Saturday, 3 March 2012

Sat 3rd March 2012, Hive Beach

Stunning day, basking in the warm sun on the beach but daunted by annoyingly big waves.


Refusing to be thwarted by Chesil Bank again (it happens all too often) I made a mad dash for the water and jumped into the froth between waves, head under and out running again before the next big wave hit. Not sure it counts as a swim but lovely to get wet - and then dry off in the sun after.

MG was more sensible this time but the feeling of spring is most definitely in the air and the promise of lazy long swims is tangible.

SW

Thursday, 1 March 2012

February 27th, Brighton, Bloggers Unite

MG


We plan a last minute mini-break, a jaunt to Brighton to meet SW and take the only chance to swim that our distance has allowed this month (I seem to be in London semi-permanently, he in Brighton). I call up JJ and suggest she join. Not batting an eyelash at the prospect of a seven hour train journey from Norfolk to London to Brighton and back again for what, let’s be honest, is likely to be 30 seconds in the 5 degree water, she agrees with alacrity. That’s dedication. The foundations are laid. Sharing my room with JJ the night before the expedition, her voice pipes up in the small hours. “It can’t be as cold as that river, surely?” Me “which river?” JJ “any of them?”. It’s not boding well, but despite trepidation the morning dawns and after a hearty breakfast, we get ourselves and our mountains of jumpers, towels and snacks on to a train and down to the coast.
Brighton is looking battered and dingy, the pier an unsightly tangle, but somehow, despite these things, it can’t shake off it’s down market, London-on-holiday appeal. We cower by the entrance to the pier waiting for SW, chip fat and frying odours permeating our every pore. SW approaches looking surprisingly cheerful, and fond greetings and introductions are exchanged – he and JJ have never met, in the three years of this blog! We clamber down to the side of the pier which SW says is least dirty and begin stripping off layers before there can be any faltering. Small talk is discouraged by me. Then the approach! It really does feel cold to me this time, especially without boots, and the brown slapping waves in the creepy shadow of the pier are not helping. But when has a little bit of terror stopped me? I’m in and away, gritted teeth and stolen breath. We all make a brief foray, JJ quite staggeringly brave as she hasn’t been in since November, and emerge before I lose my toes to stand in the shadows gasping. Then another little dip; this time I manage some backstroke and two dips under which causes a spectacular brain freeze. That’s quite enough of that I think, staggering back over the agonising pebbles and collapsing on to my towel. But we’ve done it! And as the feeling comes back, the familiar high dawns and we stuff ourselves with ginger cake and cinnamon hot chocolate with alacrity, laughing at our own jokes without shame. This blog should be called Laughing at our Own Jokes. The weight of the world is lifted off our shoulders by those four minutes in the water, it’s quite extraordinary.
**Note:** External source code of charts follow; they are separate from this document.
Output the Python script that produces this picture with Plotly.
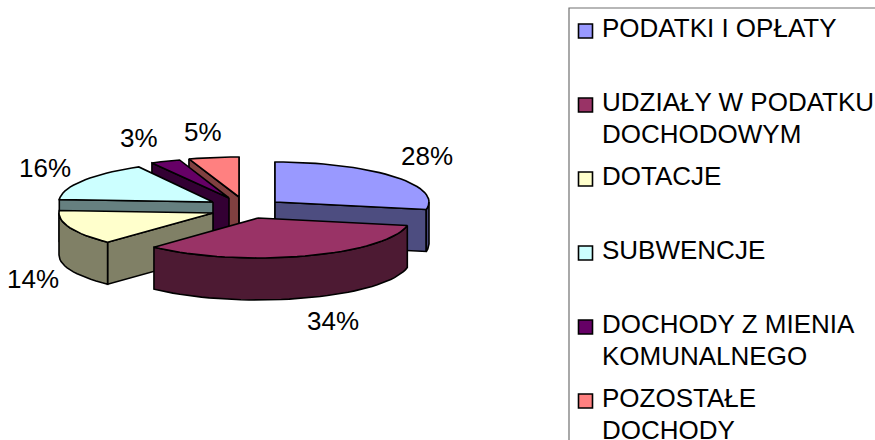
import math
import plotly.graph_objects as go

CATEGORIES = ["PODATKI I OPŁATY", "UDZIAŁY W PODATKU DOCHODOWYM", "DOTACJE", "SUBWENCJE",
              "DOCHODY Z MIENIA KOMUNALNEGO", "POZOSTAŁE DOCHODY"]
LEGEND_LINES = [["PODATKI I OPŁATY"], ["UDZIAŁY W PODATKU", "DOCHODOWYM"], ["DOTACJE"], ["SUBWENCJE"],
                ["DOCHODY Z MIENIA", "KOMUNALNEGO"], ["POZOSTAŁE", "DOCHODY"]]
VALUES = [28, 34, 14, 16, 3, 5]
COLORS = ["#9999FF", "#993366", "#FFFFCC", "#CCFFFF", "#660066", "#FF8080"]
SIDE_COLORS = ["#4D4D80", "#4D1A33", "#808066", "#668080", "#330033", "#804040"]

# exploded-slice hub positions and 3D look
HUBS = [(275, 202), (258, 218), (213, 213), (213, 202), (229, 198), (239, 197)]
RADII_X = [154, 152, 154, 154, 160, 162]
RY, DEPTH = 40, 42
LABEL_NUDGE = [(33, -21), (28, 65), (-37, 51), (-38, -13), (-26, -23), (-11, -25)]
DRAW_ORDER = [5, 4, 3, 2, 0, 1]
FONT = "Liberation Sans, Arial, sans-serif"
FONT_SIZE = 26

total = sum(VALUES)
starts, acc = [], 0
for v in VALUES:
    starts.append(acc / total * 360)
    acc += v


def rim(i, deg, dy=0):
    r = math.radians(deg)
    return HUBS[i][0] + RADII_X[i] * math.sin(r), HUBS[i][1] - RY * math.cos(r) + dy


def arc(i, a0, a1, dy=0):
    n = max(2, int((a1 - a0) / 3) + 1)
    return [rim(i, a0 + (a1 - a0) * j / (n - 1), dy) for j in range(n)]


fig = go.Figure()


def poly(pts, fill):
    xs = [p[0] for p in pts] + [pts[0][0]]
    ys = [p[1] for p in pts] + [pts[0][1]]
    fig.add_trace(go.Scatter(x=xs, y=ys, mode="lines", fill="toself", fillcolor=fill,
                             line=dict(color="#000000", width=1.6), hoverinfo="skip", showlegend=False))


for i in DRAW_ORDER:
    hub = HUBS[i]
    a0 = starts[i]
    a1 = a0 + VALUES[i] / total * 360
    low = (hub[0], hub[1] + DEPTH)
    # cut faces that look toward the viewer
    for ang, normal in ((a0, a0 - 90), (a1, a1 + 90)):
        if math.cos(math.radians(normal)) < 1e-9:
            poly([hub, rim(i, ang), rim(i, ang, DEPTH), low], SIDE_COLORS[i])
    # outer wall
    w0, w1 = max(a0, 90), min(a1, 270)
    if w1 > w0:
        poly(arc(i, w0, w1) + arc(i, w0, w1, DEPTH)[::-1], SIDE_COLORS[i])
    # top
    poly([hub] + arc(i, a0, a1), COLORS[i])

annotations = []
for i, v in enumerate(VALUES):
    mid = starts[i] + v / total * 180
    x, y = rim(i, mid)
    annotations.append(dict(x=x + LABEL_NUDGE[i][0], y=y + LABEL_NUDGE[i][1], text=f"{v}%", showarrow=False,
                            xanchor="center", yanchor="middle", font=dict(family=FONT, size=FONT_SIZE, color="#000")))

# legend
LEGEND_X, LEGEND_TOP, LEGEND_STEP, LINE_STEP = 585.5, 31, 74, 32
fig.add_trace(go.Scatter(x=[LEGEND_X] * len(CATEGORIES), y=[LEGEND_TOP + k * LEGEND_STEP for k in range(len(CATEGORIES))],
                         mode="markers", marker=dict(symbol="square", size=14, color=COLORS,
                                                     line=dict(color="#000", width=1.6)),
                         text=CATEGORIES, hoverinfo="text", showlegend=False))
for k, lines in enumerate(LEGEND_LINES):
    for j, t in enumerate(lines):
        annotations.append(dict(x=LEGEND_X + 14, y=LEGEND_TOP + k * LEGEND_STEP - 3 + j * LINE_STEP, text=t, showarrow=False,
                                xanchor="left", yanchor="middle", font=dict(family=FONT, size=FONT_SIZE, color="#000")))

fig.update_layout(
    width=875, height=440, margin=dict(l=0, r=0, t=0, b=0),
    paper_bgcolor="white", plot_bgcolor="white", showlegend=False,
    xaxis=dict(range=[0, 875], visible=False, fixedrange=True),
    yaxis=dict(range=[440, 0], visible=False, fixedrange=True),
    annotations=annotations,
    shapes=[dict(type="rect", x0=569, y0=8, x1=900, y1=500, line=dict(color="#707070", width=1.2), layer="below")],
)
fig.write_html("out.html", config={"displayModeBar": False},
               post_script="document.body.style.margin='0';document.body.style.overflow='hidden';")
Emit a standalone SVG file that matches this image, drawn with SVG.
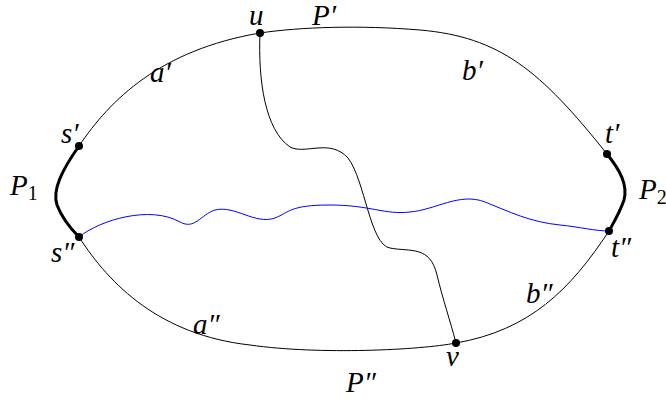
<svg xmlns="http://www.w3.org/2000/svg" width="666" height="400" viewBox="0 0 666 400">
<style>
.e{fill:none;stroke:#000;stroke-width:1}
.thick{fill:none;stroke:#000;stroke-width:3}
.blue{fill:none;stroke:#0000ff;stroke-width:1}
.dot{fill:#000}
text{font-family:"Liberation Serif";font-style:italic;font-size:29px;fill:#000}
</style>
<rect width="666" height="400" fill="#fff"/>
<g id="connectors">
<path id="Pprime" class="e" d="M79,146 C110,100 160,50 260,33 C300,27 360,25 420,30 C500,37 540,70 607,154"/>
<path id="Pdprime" class="e" d="M79,237 C110,285 160,335 250,345 C320,355 420,350 456,343 C530,330 570,290 609,231"/>
<path id="P1" class="thick" d="M79,146 C62,170 52,190 57,205 C62,218 70,228 79,237"/>
<path id="P2" class="thick" d="M607,154 C620,170 628,185 624,200 C620,212 614,222 609,231"/>
<path id="uv" class="e" d="M260,33 C258,80 265,130 290,147 C305,155 330,138 348,158 C365,180 370,245 390,248 C410,252 430,245 437,275 C443,300 450,320 456,343"/>
<path id="blue" class="blue" d="M79,237 C100,220 150,205 180,222 C195,230 200,215 215,210 C235,205 255,225 275,218 C290,212 290,205 330,205 C370,205 385,215 410,212 C435,210 460,192 485,202 C510,212 530,222 560,225 C580,227 595,231 609,231"/>
</g>
<g id="s1"><circle class="dot" cx="79" cy="146" r="4"/><text x="61" y="143">s′</text></g>
<g id="s2"><circle class="dot" cx="79" cy="237" r="4"/><text x="51" y="262">s″</text></g>
<g id="t1"><circle class="dot" cx="607" cy="154" r="4"/><text x="605" y="143">t′</text></g>
<g id="t2"><circle class="dot" cx="609" cy="231" r="4"/><text x="611" y="257">t″</text></g>
<g id="u"><circle class="dot" cx="260" cy="33" r="4"/><text x="249" y="25">u</text></g>
<g id="v"><circle class="dot" cx="456" cy="343" r="4"/><text x="446" y="366">v</text></g>
<g id="labels">
<text x="10" y="195">P<tspan font-style="normal" font-size="20" dy="5">1</tspan></text>
<text x="639" y="199">P<tspan font-style="normal" font-size="20" dy="5">2</tspan></text>
<text x="312" y="25">P′</text>
<text x="346" y="392">P″</text>
<text x="150" y="82">a′</text>
<text x="462" y="80">b′</text>
<text x="193" y="334">a″</text>
<text x="526" y="303">b″</text>
</g>
</svg>
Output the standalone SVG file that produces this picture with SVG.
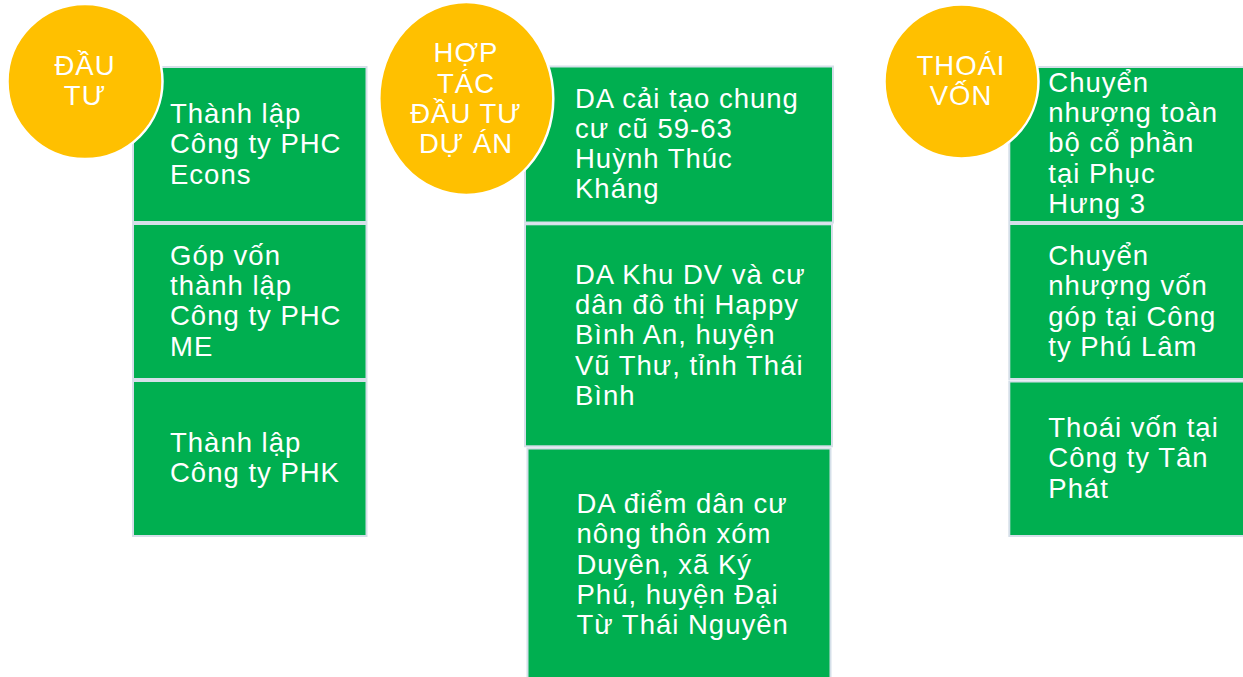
<svg xmlns="http://www.w3.org/2000/svg" width="1243" height="677" viewBox="0 0 1243 677">
<style>
.box{fill:#00AF50;stroke:#D5DFE9;stroke-width:2}
.circ{fill:#FFC000;stroke:#FFFFFF;stroke-width:2.5}
text{font-family:"Liberation Sans",Arial,sans-serif;font-size:27.5px;fill:#FFFFFF;letter-spacing:1px}
.c{text-anchor:middle}
</style>
<rect width="1243" height="677" fill="#FFFFFF"/>
<g id="connectors"></g>
<g id="col1-box1"><rect class="box" x="133" y="67" width="233.5" height="155"/>
<text x="170"><tspan x="170" y="122.7">Thành lập</tspan><tspan x="170" y="153.2">Công ty PHC</tspan><tspan x="170" y="183.5">Econs</tspan></text></g>
<g id="col1-box2"><rect class="box" x="133" y="224" width="233.5" height="155"/>
<text><tspan x="170" y="264.5">Góp vốn</tspan><tspan x="170" y="295">thành lập</tspan><tspan x="170" y="325.3">Công ty PHC</tspan><tspan x="170" y="355.5">ME</tspan></text></g>
<g id="col1-box3"><rect class="box" x="133" y="381" width="233.5" height="155"/>
<text><tspan x="170" y="451.7">Thành lập</tspan><tspan x="170" y="481.9">Công ty PHK</tspan></text></g>
<g id="circle1"><circle class="circ" cx="85" cy="81.5" r="77.5"/>
<text class="c"><tspan x="85" y="74.5">ĐẦU</tspan><tspan x="85" y="104.5">TƯ</tspan></text></g>
<g id="col2-box1"><rect class="box" x="525" y="66.5" width="308" height="156"/>
<text><tspan x="575" y="107.5">DA cải tạo chung</tspan><tspan x="575" y="137.8">cư cũ 59-63</tspan><tspan x="575" y="168">Huỳnh Thúc</tspan><tspan x="575" y="198.3">Kháng</tspan></text></g>
<g id="col2-box2"><rect class="box" x="525" y="224.3" width="307" height="222"/>
<text><tspan x="575" y="283.5">DA Khu DV và cư</tspan><tspan x="575" y="314">dân đô thị Happy</tspan><tspan x="575" y="344.3">Bình An, huyện</tspan><tspan x="575" y="374.8">Vũ Thư, tỉnh Thái</tspan><tspan x="575" y="404.5">Bình</tspan></text></g>
<g id="col2-box3"><rect class="box" x="527.5" y="448.5" width="303" height="240"/>
<text><tspan x="576.5" y="512.8">DA điểm dân cư</tspan><tspan x="576.5" y="543.3">nông thôn xóm</tspan><tspan x="576.5" y="573.5">Duyên, xã Ký</tspan><tspan x="576.5" y="604">Phú, huyện Đại</tspan><tspan x="576.5" y="634.2">Từ Thái Nguyên</tspan></text></g>
<g id="circle2"><ellipse class="circ" cx="466.3" cy="98.5" rx="87" ry="96.5"/>
<text class="c"><tspan x="466" y="61.8">HỢP</tspan><tspan x="466" y="92.7">TÁC</tspan><tspan x="466" y="122.7">ĐẦU TƯ</tspan><tspan x="466" y="152.7">DỰ ÁN</tspan></text></g>
<g id="col3-box1"><rect class="box" x="1009.3" y="67" width="240" height="155"/>
<text><tspan x="1048.3" y="91.7">Chuyển</tspan><tspan x="1048.3" y="121.8">nhượng toàn</tspan><tspan x="1048.3" y="151.9">bộ cổ phần</tspan><tspan x="1048.3" y="182.5">tại Phục</tspan><tspan x="1048.3" y="212.8">Hưng 3</tspan></text></g>
<g id="col3-box2"><rect class="box" x="1009.3" y="224" width="240" height="155"/>
<text><tspan x="1048.3" y="265">Chuyển</tspan><tspan x="1048.3" y="295.2">nhượng vốn</tspan><tspan x="1048.3" y="325.8">góp tại Công</tspan><tspan x="1048.3" y="355.5">ty Phú Lâm</tspan></text></g>
<g id="col3-box3"><rect class="box" x="1009.3" y="381.5" width="240" height="154.5"/>
<text><tspan x="1048.3" y="436.8">Thoái vốn tại</tspan><tspan x="1048.3" y="467">Công ty Tân</tspan><tspan x="1048.3" y="497.5">Phát</tspan></text></g>
<g id="circle3"><circle class="circ" cx="961.5" cy="81.5" r="77"/>
<text class="c"><tspan x="961" y="75.2">THOÁI</tspan><tspan x="961" y="105.2">VỐN</tspan></text></g>
</svg>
SW is off back to class having pointed us towards the shops, and basked in the warm air emanating from Jack Wills, around which we cluster like kittens to a  fire. JJ and I attempt to shop, but after the high comes a slump which leaves us prone in a cafe for several hours before we mange to peel ourselves from Brighton and slumber back to London. I am zonked, but in a lovely, content way.

Good work team! A united cold plunge in the name of the blog. Heroes indeed.